Original photo caption from newspaper clipping: “Knoxville’s Welcome Home” A Company of the 117th Infantry, with helmets and gas masks on and bayonets fixed, in the homecoming parade, April 5, 1919.

Jules Bernard, a happy warrior and self-described airplane nut, was born in Thibodaux, Louisiana, where his father worked at the Laurel Valley Plantation. He was mechanically gifted and built their first radio in the 1930s. He also built model airplanes and repaired cars. He enlisted in 1940 as an aircraft mechanic and saw service in North Africa, Corsica, Algeria, Italy, England, and worked primarily on bombers.

It was in England that a LIFE magazine correspondent painted a scene of Bernard on the tail of B-17, which was published in July 1943. He and a buddy acquired a camera in North Africa. When they parted ways, Bernard brought home the wide angle lens and built his career with that acquisition.

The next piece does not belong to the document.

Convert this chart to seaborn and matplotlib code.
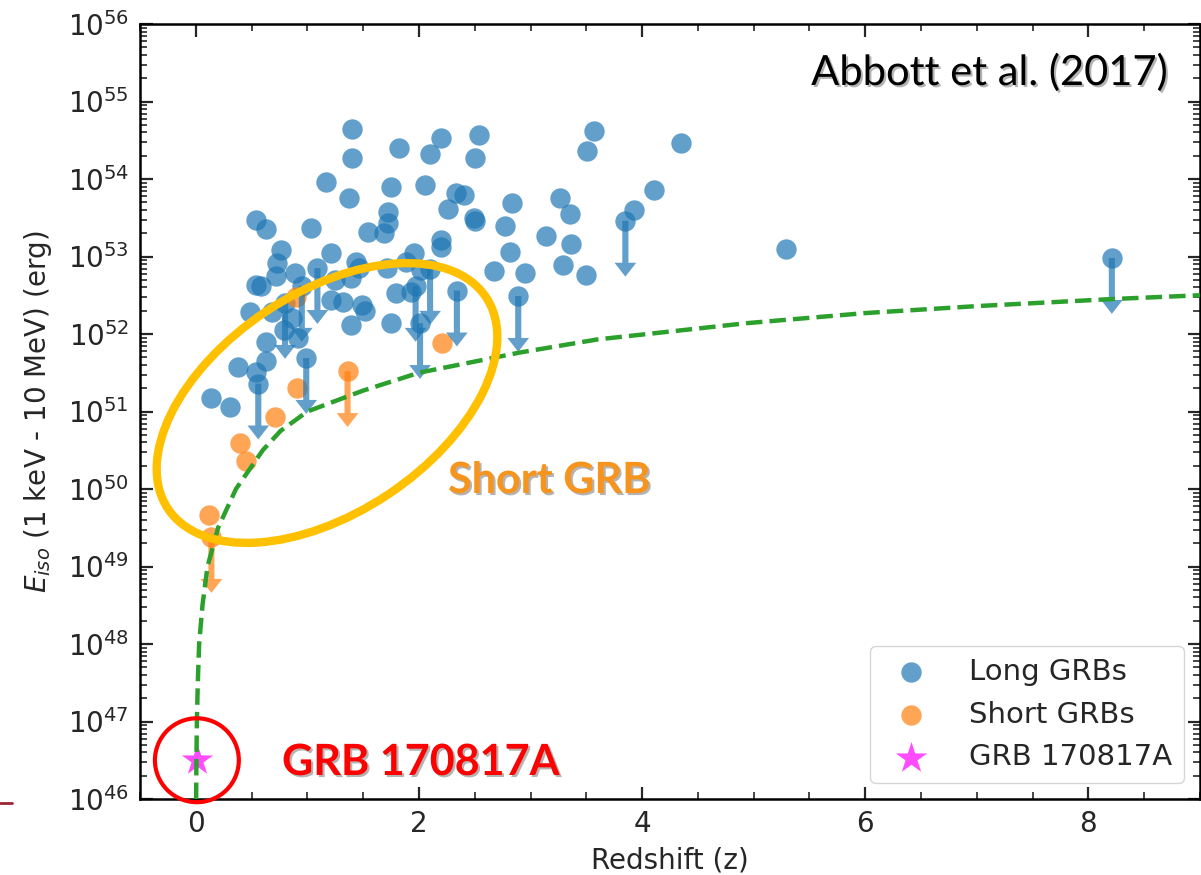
import numpy as np
import matplotlib
matplotlib.use("Agg")
import matplotlib.pyplot as plt
import matplotlib.patheffects as pe
from matplotlib.patches import Ellipse, FancyArrowPatch
from matplotlib.lines import Line2D
from matplotlib.ticker import MultipleLocator, LogLocator, NullFormatter, FixedLocator
import seaborn as sns

# ---------------- data ----------------
# Long GRBs, detections: redshift and log10(E_iso / erg)
long_z = [1.40, 1.40, 1.82, 2.20, 2.10, 2.54, 2.50, 1.17, 1.37, 1.75, 2.05, 2.33, 2.40,
          2.26, 2.49, 2.50, 2.83, 2.77, 2.82, 2.67, 2.95, 3.26, 3.35, 3.14, 3.36, 3.29,
          3.57, 3.51, 4.35, 4.11, 3.93, 3.50, 5.29,
          0.54, 0.63, 1.03, 1.54, 1.72, 1.72, 1.69, 0.76, 0.73, 0.72, 1.21, 1.44, 2.20,
          2.20, 1.96, 1.88, 2.02, 0.54, 0.58, 0.89, 1.25, 1.39, 1.46, 1.71, 1.79, 1.93,
          0.49, 0.68, 0.86, 1.21, 1.32, 1.49, 1.52, 1.39, 1.75, 0.63, 0.38, 0.54, 0.63,
          0.14, 0.31, 0.79, 0.92]
long_logE = [54.65, 54.27, 54.40, 54.53, 54.32, 54.57, 54.27, 53.96, 53.76, 53.90, 53.92,
             53.82, 53.79, 53.61, 53.50, 53.46, 53.69, 53.39, 53.06, 52.81, 52.79, 53.76,
             53.55, 53.27, 53.16, 52.89, 54.62, 54.36, 54.46, 53.86, 53.60, 52.76, 53.10,
             53.47, 53.36, 53.37, 53.32, 53.57, 53.43, 53.30, 53.08, 52.92, 52.75, 53.05,
             52.93, 53.21, 53.12, 53.05, 52.93, 52.83, 52.63, 52.62, 52.79, 52.70, 52.72,
             52.85, 52.85, 52.53, 52.54, 52.28, 52.28, 52.21, 52.44, 52.41, 52.37, 52.30,
             52.12, 52.14, 51.90, 51.57, 51.51, 51.65, 51.17, 51.06, 52.05, 51.95]

# Long GRBs, upper limits
long_ul_z = [1.09, 0.95, 0.80, 0.99, 0.56, 2.10, 1.97, 2.01, 2.34, 3.85, 2.89, 8.21]
long_ul_logE = [52.85, 52.62, 52.40, 51.69, 51.36, 52.84, 52.62, 52.14, 52.56, 53.46,
                52.49, 52.98]

# Short GRBs, detections and upper limits
short_z = [0.90, 0.91, 0.71, 0.40, 0.45, 0.12, 2.21]
short_logE = [52.48, 51.30, 50.93, 50.59, 50.36, 49.67, 51.88]
short_ul_z = [1.36, 0.14]
short_ul_logE = [51.52, 49.38]

# GRB 170817A
star_z = [0.0098]
star_logE = [46.50]

# sensitivity curve (dashed green line)
curve_z = [0.0031, 0.0055, 0.0098, 0.018, 0.03, 0.06, 0.105, 0.2, 0.36, 0.6, 0.76, 1.0,
           1.5, 2.0, 2.9, 3.6, 4.94, 6.0, 7.0, 8.2, 9.0]
curve_logE = [46.0, 46.5, 47.0, 47.5, 48.0, 48.5, 49.0, 49.5, 50.0, 50.5, 50.75, 51.0,
              51.27, 51.5, 51.76, 51.93, 52.14, 52.27, 52.36, 52.45, 52.5]

# y-axis decades shown
y_decades = list(range(46, 57))

ul_drop = 0.72  # decades, length of upper-limit arrows

# ---------------- plotting ----------------
sns.set_style("ticks")
plt.rcParams["font.family"] = ["DejaVu Sans"]
plt.rcParams["mathtext.fontset"] = "dejavusans"

W, H = 1201, 875
fig = plt.figure(figsize=(W / 100, H / 100), dpi=100)
ax = fig.add_axes([140 / W, (H - 799) / H, 1060 / W, 775 / H])

blue = "#1f77b4"
orange = "#ff7f0e"

all_long_z = long_z + long_ul_z
all_long_E = list(10 ** np.array(long_logE + long_ul_logE))
all_short_z = short_z + short_ul_z
all_short_E = list(10 ** np.array(short_logE + short_ul_logE))

sns.lineplot(x=curve_z, y=10 ** np.array(curve_logE), sort=False, ax=ax,
             color="#2ca02c", lw=3.2, linestyle="--", zorder=3)

sns.scatterplot(x=all_long_z, y=all_long_E, s=215, color=blue, alpha=0.7,
                linewidth=0, label="Long GRBs", ax=ax, zorder=2)
sns.scatterplot(x=all_short_z, y=all_short_E, s=215, color=orange, alpha=0.7,
                linewidth=0, label="Short GRBs", ax=ax, zorder=2)
sns.scatterplot(x=star_z, y=10 ** np.array(star_logE), s=560, marker="*",
                color="magenta", alpha=0.7, linewidth=0, label="GRB 170817A",
                ax=ax, zorder=2)

arrow_kw = dict(arrowstyle="simple,head_length=0.5,head_width=0.78,tail_width=0.22",
                lw=0, shrinkA=0, shrinkB=0, mutation_scale=20, alpha=0.7, zorder=2)
for zs, les, col in ((long_ul_z, long_ul_logE, blue), (short_ul_z, short_ul_logE, orange)):
    for z, le in zip(zs, les):
        ax.add_patch(FancyArrowPatch((z, 10 ** le), (z, 10 ** (le - ul_drop)),
                                     color=col, **arrow_kw))

# red circle around GRB 170817A
ax.scatter(star_z, 10 ** np.array(star_logE), s=3650, facecolors="none",
           edgecolors="red", linewidths=3, zorder=4, clip_on=False)

ax.set_yscale("log")
ax.set_xlim(-0.5, 9)
ax.set_ylim(10.0 ** y_decades[0], 10.0 ** y_decades[-1])
ax.xaxis.set_major_locator(MultipleLocator(2))
ax.xaxis.set_minor_locator(MultipleLocator(0.5))
ax.yaxis.set_major_locator(FixedLocator([10.0 ** k for k in y_decades]))
ax.yaxis.set_minor_locator(LogLocator(base=10, subs=np.arange(2, 10), numticks=20))
ax.yaxis.set_minor_formatter(NullFormatter())
ax.tick_params(which="both", direction="in", top=True, right=True, labelsize=20)
ax.tick_params(which="major", length=9, width=1.6, pad=8)
ax.tick_params(which="minor", length=5, width=1.2)
for s in ax.spines.values():
    s.set_linewidth(1.8)
    s.set_color("black")

ax.set_xlabel("Redshift (z)", fontsize=20, labelpad=6)
ax.set_ylabel(r"$E_{iso}$ (1 keV - 10 MeV) (erg)", fontsize=20, labelpad=10)

leg = ax.legend(loc="lower right", fontsize=21, frameon=True, borderaxespad=0.55,
                handletextpad=1.0, labelspacing=0.5)
leg.get_frame().set_edgecolor("0.8")

# gold ellipse highlighting the short GRBs
ell = Ellipse((327 / 100, (H - 403) / 100), 3.82, 2.20, angle=33.6,
              transform=fig.dpi_scale_trans, fill=False, edgecolor="#FFC000",
              lw=6, zorder=5, clip_on=False)
fig.add_artist(ell)

shadow = [pe.withSimplePatchShadow(offset=(1.5, -1.5), shadow_rgbFace="0.35", alpha=0.45)]
fig.text(1167 / W, (H - 85) / H, "Abbott et al. (2017)", ha="right", va="baseline",
         fontsize=30, family=["Lato", "DejaVu Sans"], color="black", path_effects=shadow)
fig.text(448 / W, (H - 493) / H, "Short GRB", ha="left", va="baseline",
         fontsize=31, family=["Lato", "DejaVu Sans"], weight="bold", color="#F7941D",
         path_effects=shadow)
fig.text(282 / W, (H - 775) / H, "GRB 170817A", ha="left", va="baseline",
         fontsize=31, family=["Lato", "DejaVu Sans"], weight="bold", color="#FF0000",
         path_effects=shadow)

fig.add_artist(Line2D([0, 12 / W], [(H - 803) / H] * 2, color="#9B2335", lw=2))

fig.savefig("out.png", dpi=100)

After he graduated from LSU-Baton Rouge in 1949, Bernard opened a photography studio and photographed anything and everything, from babies and weddings to oil rigs. He and his wife traveled out west and camped in their car. They lived and worked in Yosemite National Park for a time, she as a camp cook and he as a telephone lineman.

In 1967, he took a job at the United States space program in Huntsville, Alabama, where his high-speed photography played a role in the development of the moon buggy. From 1971-1985, he served as head of public relations and continuing education at the University of Tennessee Space Institute in Tullahoma. Bernard has never lost his love of aircraft. In 1968, he obtained his pilot’s license and, after retirement, continued to build model aircraft and volunteered many hours at the Tennessee Museum of Aviation in Sevierville, Tennessee.